Dave Ruffy – DIE BIOGRAFIE

- Anfang der Fünfziger wird Dave Ruffy in York geboren.

- 1957 zieht Dave nach dem Tod seiner Mutter ins Londoner East End.

- 1967 wird Ruffy Schlagzeuger der Soul- und Rocksteady-Band THE STAR-KEYS.

- 1970+ In den frühen Siebzigern lebt Dave mit Frau und Tochter im East End. Um sich über Wasser zu halten, arbeitet er in Fabriken und als Bote in der Stadt. Durch seine regelmäßigen Besuche in Plattenläden findet er einen Job in einer kleinen Plattenladenkette namens James Asman’s.

- 1976 spielt Dave als Drummer zusammen mit Paul Fox in der Funk-Band HIT AND RUN.

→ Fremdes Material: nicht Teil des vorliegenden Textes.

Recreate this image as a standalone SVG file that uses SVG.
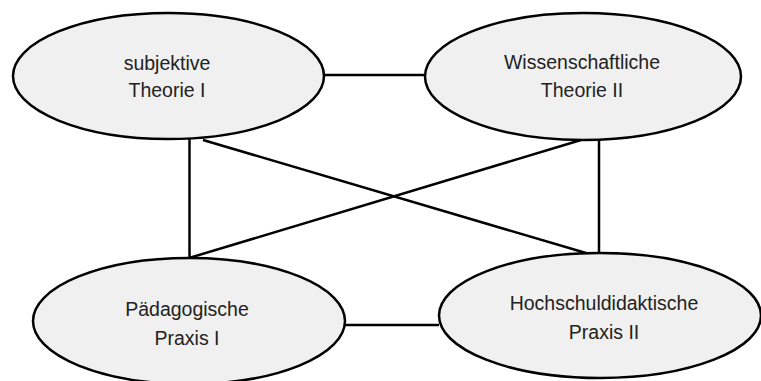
<svg xmlns="http://www.w3.org/2000/svg" width="761" height="381" viewBox="0 0 761 381">
  <style>
    .node ellipse { fill: #f0f0f0; stroke: #000; stroke-width: 2.5; }
    .node text { font-family: "Liberation Sans", Arial, sans-serif; font-size: 19.5px; fill: #222; text-anchor: middle; }
    #connectors line { stroke: #000; stroke-width: 2.5; }
  </style>
  <rect width="761" height="381" fill="#fff"/>

  <g id="connectors">
    <line x1="324" y1="75" x2="425" y2="75"/>
    <line x1="345" y1="325" x2="439" y2="325"/>
    <line x1="189.5" y1="139" x2="189.5" y2="258"/>
    <line x1="599" y1="140" x2="599" y2="253"/>
    <line x1="203" y1="140" x2="586" y2="253"/>
    <line x1="581" y1="140" x2="189" y2="258"/>
  </g>

  <g id="node-subjektive-theorie" class="node">
    <ellipse cx="168.5" cy="76" rx="155.5" ry="63"/>
    <text x="167" y="70">subjektive</text>
    <text x="167" y="97">Theorie I</text>
  </g>

  <g id="node-wissenschaftliche-theorie" class="node">
    <ellipse cx="583" cy="76.5" rx="158" ry="63.5"/>
    <text x="582" y="69">Wissenschaftliche</text>
    <text x="582" y="97">Theorie II</text>
  </g>

  <g id="node-paedagogische-praxis" class="node">
    <ellipse cx="189" cy="321" rx="156" ry="63"/>
    <text x="187" y="316">Pädagogische</text>
    <text x="187" y="345">Praxis I</text>
  </g>

  <g id="node-hochschuldidaktische-praxis" class="node">
    <ellipse cx="600" cy="315.5" rx="161" ry="62.5"/>
    <text x="604" y="310">Hochschuldidaktische</text>
    <text x="604" y="339">Praxis II</text>
  </g>
</svg>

- 1977 wird Dave Bassist bei RUTS.

- 1978 übernimmt John „Segs“ Jennings den Bass und Dave Ruffy kehrt zurück ans Schlagzeug.

- 1980 macht Dave nach Malcolm Owens Tod mit den verbliebenen RUTS-Mitgliedern als RUTS DC weiter.

- 1982 vermittelt Rough Trade-Gründer Geoff Travis Dave den Posten als Schlagzeuger bei AZTEC CAMERA, wo er bis 1988 bleibt.

- Ab 1983 arbeitet Dave als (Session-)Drummer u.a. für PREFAB SPROUT (1983), THE WATERBOYS (1985/86) und Sinead O’Connor (1990-92).

- Ab Ende der Achtziger legt Dave auch als DJ House- und Dub-Platten auf.

- 1999 produziert Ruffy das letzte Album der Singer/Songwriterin Kirsty MacColl.

- 2007 reformieren sich RUTS anlässlich der Krebserkrankung von Gitarrist Paul Fox einmalig mit Henry Rollins als Leadsänger.

- Ca. 2008 startet Dave Ruffy ein Projekt mit Marc Almond.

- 2011 reformieren Segs und Dave RUTS DC dauerhaft.